— DIRECTION —
The listing below holds pictures; exclude them. Return exactly the lines from the one with "Write a Python" through the one with "import seaborn as sns".

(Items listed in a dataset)
───

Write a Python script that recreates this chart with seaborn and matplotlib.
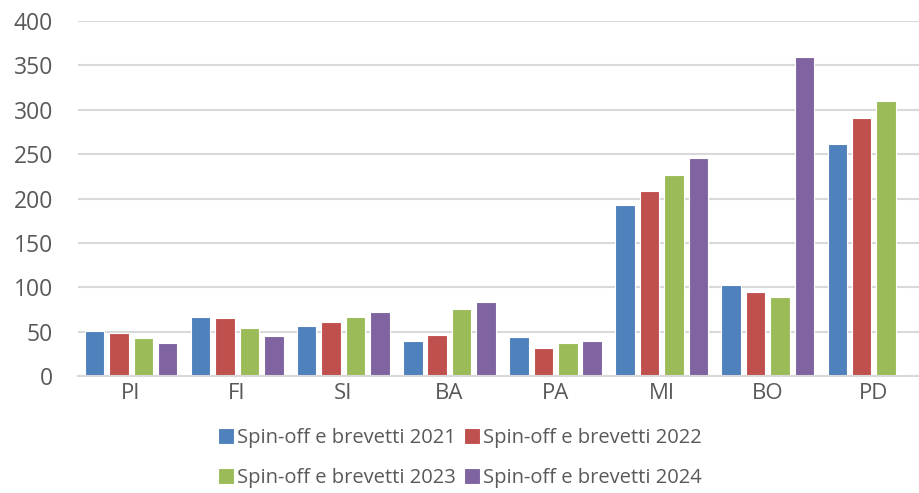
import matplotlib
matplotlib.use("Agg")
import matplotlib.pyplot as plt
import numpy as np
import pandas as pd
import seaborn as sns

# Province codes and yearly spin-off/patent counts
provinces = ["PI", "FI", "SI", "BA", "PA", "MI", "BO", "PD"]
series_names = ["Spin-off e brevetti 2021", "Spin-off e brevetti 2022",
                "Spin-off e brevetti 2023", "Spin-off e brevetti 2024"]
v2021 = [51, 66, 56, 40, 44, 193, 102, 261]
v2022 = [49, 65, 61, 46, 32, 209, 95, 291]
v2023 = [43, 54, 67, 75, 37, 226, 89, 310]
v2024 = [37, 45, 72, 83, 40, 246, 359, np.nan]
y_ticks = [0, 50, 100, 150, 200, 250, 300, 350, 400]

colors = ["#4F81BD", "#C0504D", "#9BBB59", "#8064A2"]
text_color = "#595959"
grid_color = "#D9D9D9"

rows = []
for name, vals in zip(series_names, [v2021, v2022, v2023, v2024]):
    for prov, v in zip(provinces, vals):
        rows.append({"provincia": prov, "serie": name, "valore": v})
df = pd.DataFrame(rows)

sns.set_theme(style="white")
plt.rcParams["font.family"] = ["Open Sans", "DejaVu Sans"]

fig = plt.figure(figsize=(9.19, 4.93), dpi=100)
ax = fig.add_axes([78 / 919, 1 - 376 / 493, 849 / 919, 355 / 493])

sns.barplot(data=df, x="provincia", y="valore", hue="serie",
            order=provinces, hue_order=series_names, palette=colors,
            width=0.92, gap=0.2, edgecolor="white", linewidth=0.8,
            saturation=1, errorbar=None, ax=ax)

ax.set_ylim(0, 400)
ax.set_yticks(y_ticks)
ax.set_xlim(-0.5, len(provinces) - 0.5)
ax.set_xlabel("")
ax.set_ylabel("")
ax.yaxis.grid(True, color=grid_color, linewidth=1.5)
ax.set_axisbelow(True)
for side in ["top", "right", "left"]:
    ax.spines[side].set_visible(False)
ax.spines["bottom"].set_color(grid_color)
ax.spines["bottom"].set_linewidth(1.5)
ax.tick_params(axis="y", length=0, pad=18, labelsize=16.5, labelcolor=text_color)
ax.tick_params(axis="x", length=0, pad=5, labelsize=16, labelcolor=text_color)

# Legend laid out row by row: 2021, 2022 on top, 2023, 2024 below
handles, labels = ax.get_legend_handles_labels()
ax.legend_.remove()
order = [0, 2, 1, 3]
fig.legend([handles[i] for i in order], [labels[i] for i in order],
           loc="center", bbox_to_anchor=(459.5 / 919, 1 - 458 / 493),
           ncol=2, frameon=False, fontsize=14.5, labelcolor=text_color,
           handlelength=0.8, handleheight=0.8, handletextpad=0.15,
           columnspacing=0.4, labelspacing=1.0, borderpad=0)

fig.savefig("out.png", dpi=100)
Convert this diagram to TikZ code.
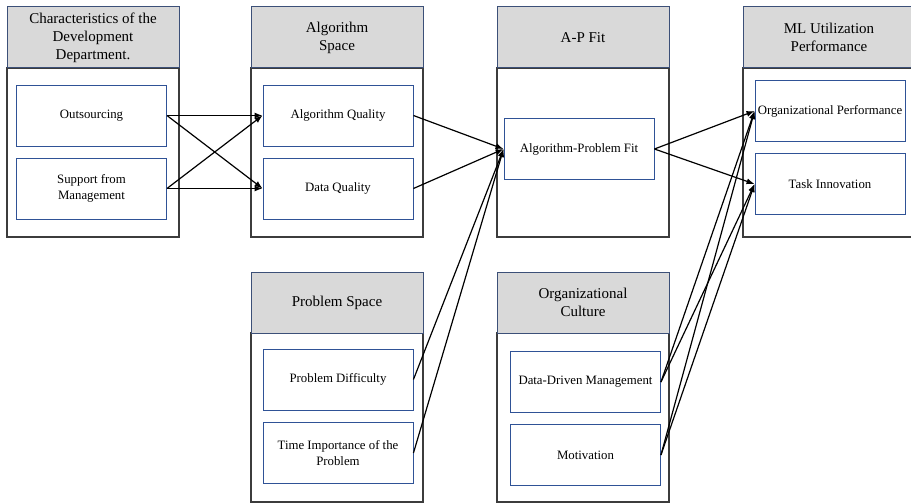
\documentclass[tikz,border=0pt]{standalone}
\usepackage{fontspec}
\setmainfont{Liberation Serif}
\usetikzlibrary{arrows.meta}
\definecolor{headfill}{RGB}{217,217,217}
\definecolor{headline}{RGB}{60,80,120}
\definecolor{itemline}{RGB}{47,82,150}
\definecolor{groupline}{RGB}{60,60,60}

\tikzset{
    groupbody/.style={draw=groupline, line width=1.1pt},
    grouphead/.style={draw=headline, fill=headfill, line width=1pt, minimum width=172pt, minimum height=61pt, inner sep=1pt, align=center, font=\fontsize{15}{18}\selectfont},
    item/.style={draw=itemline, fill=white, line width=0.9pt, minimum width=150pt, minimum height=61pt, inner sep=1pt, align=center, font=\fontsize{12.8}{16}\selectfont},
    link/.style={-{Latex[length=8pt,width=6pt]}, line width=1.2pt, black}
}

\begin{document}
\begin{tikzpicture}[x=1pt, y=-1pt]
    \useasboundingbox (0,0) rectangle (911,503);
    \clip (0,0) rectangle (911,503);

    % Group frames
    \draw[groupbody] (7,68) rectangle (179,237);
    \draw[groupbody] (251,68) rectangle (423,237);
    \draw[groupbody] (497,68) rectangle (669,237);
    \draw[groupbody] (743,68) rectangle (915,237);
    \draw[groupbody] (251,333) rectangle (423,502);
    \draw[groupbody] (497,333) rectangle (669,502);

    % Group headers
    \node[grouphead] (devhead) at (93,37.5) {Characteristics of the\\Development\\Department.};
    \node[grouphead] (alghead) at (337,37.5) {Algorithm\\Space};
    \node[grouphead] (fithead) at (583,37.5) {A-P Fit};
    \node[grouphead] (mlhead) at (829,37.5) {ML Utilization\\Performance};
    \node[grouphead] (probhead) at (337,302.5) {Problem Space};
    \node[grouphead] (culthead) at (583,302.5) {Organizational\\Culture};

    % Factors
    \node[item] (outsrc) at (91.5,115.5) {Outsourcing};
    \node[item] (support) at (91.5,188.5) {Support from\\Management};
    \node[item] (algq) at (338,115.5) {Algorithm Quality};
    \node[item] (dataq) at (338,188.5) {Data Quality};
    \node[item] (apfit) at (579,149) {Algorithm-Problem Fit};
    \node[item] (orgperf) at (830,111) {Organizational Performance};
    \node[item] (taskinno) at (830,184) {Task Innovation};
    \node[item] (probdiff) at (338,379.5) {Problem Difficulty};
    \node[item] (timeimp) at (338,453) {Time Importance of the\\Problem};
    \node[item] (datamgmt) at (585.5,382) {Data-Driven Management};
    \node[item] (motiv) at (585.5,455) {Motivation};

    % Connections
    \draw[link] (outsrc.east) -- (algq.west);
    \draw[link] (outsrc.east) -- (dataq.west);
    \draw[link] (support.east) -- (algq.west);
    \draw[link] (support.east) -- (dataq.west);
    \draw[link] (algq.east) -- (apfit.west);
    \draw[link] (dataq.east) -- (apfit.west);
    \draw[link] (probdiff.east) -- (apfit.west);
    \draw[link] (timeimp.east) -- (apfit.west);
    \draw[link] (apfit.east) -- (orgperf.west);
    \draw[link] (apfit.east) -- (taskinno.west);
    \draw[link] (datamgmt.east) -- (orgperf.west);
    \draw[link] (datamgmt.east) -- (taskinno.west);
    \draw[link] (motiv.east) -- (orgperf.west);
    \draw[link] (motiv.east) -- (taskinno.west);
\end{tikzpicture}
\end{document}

───

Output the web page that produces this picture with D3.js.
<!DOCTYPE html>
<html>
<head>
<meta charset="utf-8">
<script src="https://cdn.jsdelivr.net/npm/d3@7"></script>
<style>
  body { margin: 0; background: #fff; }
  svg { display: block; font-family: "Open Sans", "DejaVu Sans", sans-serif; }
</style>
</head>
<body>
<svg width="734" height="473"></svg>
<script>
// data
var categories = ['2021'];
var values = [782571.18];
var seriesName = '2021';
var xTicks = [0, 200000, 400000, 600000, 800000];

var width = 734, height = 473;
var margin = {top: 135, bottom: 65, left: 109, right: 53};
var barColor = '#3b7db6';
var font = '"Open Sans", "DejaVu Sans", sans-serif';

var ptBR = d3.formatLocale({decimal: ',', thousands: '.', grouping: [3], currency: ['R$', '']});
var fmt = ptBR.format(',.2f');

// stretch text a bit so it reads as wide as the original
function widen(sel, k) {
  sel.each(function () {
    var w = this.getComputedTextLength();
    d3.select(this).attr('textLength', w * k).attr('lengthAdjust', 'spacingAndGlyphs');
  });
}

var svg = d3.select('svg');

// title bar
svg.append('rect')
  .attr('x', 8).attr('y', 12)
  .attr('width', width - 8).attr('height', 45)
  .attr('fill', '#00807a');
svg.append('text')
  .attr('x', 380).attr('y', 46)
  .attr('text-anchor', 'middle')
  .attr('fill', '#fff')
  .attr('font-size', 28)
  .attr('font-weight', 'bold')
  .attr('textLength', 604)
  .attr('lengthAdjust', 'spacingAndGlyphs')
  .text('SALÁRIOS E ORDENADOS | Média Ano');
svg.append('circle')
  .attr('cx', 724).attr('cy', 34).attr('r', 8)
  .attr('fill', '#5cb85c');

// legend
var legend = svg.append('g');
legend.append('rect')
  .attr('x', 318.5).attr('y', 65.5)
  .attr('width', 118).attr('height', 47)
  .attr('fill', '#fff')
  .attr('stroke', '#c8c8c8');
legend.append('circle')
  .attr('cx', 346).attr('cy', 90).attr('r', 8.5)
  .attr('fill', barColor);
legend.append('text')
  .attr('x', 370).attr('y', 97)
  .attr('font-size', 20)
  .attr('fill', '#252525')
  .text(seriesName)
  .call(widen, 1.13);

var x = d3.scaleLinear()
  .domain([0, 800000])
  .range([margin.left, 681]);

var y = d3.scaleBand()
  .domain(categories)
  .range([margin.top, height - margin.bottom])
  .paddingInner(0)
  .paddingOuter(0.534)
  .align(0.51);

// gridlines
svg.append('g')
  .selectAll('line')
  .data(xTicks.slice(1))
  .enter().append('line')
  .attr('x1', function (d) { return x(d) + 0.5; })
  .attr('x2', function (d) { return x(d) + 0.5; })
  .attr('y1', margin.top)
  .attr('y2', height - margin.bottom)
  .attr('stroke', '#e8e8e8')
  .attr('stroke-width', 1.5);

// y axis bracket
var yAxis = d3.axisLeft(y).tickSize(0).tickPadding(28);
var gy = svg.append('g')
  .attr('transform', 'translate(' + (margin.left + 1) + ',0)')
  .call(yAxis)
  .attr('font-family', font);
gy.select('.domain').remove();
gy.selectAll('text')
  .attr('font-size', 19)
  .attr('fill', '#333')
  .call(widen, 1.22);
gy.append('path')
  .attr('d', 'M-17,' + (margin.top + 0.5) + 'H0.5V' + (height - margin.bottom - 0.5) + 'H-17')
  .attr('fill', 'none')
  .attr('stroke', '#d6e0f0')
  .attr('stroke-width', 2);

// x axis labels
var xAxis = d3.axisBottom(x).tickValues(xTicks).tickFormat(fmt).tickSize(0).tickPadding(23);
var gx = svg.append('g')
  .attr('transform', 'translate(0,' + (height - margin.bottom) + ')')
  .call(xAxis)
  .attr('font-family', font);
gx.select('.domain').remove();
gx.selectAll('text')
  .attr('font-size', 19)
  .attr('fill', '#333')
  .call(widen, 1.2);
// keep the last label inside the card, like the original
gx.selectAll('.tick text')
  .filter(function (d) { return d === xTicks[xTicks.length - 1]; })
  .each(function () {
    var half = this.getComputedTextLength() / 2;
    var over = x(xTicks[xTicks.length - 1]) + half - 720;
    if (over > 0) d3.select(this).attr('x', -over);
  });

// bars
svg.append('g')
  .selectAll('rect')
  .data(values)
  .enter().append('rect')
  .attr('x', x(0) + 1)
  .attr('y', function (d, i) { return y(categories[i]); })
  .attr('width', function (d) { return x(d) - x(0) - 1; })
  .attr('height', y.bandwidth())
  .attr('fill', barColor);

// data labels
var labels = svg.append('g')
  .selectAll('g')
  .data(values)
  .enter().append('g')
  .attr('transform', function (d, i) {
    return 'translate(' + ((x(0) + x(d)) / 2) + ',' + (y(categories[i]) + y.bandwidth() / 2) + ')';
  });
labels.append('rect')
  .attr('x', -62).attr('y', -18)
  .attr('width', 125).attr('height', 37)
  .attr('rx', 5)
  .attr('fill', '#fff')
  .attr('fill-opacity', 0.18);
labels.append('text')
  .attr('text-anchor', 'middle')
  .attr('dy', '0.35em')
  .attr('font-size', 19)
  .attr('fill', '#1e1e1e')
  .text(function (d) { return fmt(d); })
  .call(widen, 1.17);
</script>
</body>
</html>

───

— EXERCISE OUTPUT —
Write a Python script that recreates this chart with seaborn and matplotlib.
import matplotlib
matplotlib.use("Agg")
import matplotlib.pyplot as plt
import numpy as np
import pandas as pd
import seaborn as sns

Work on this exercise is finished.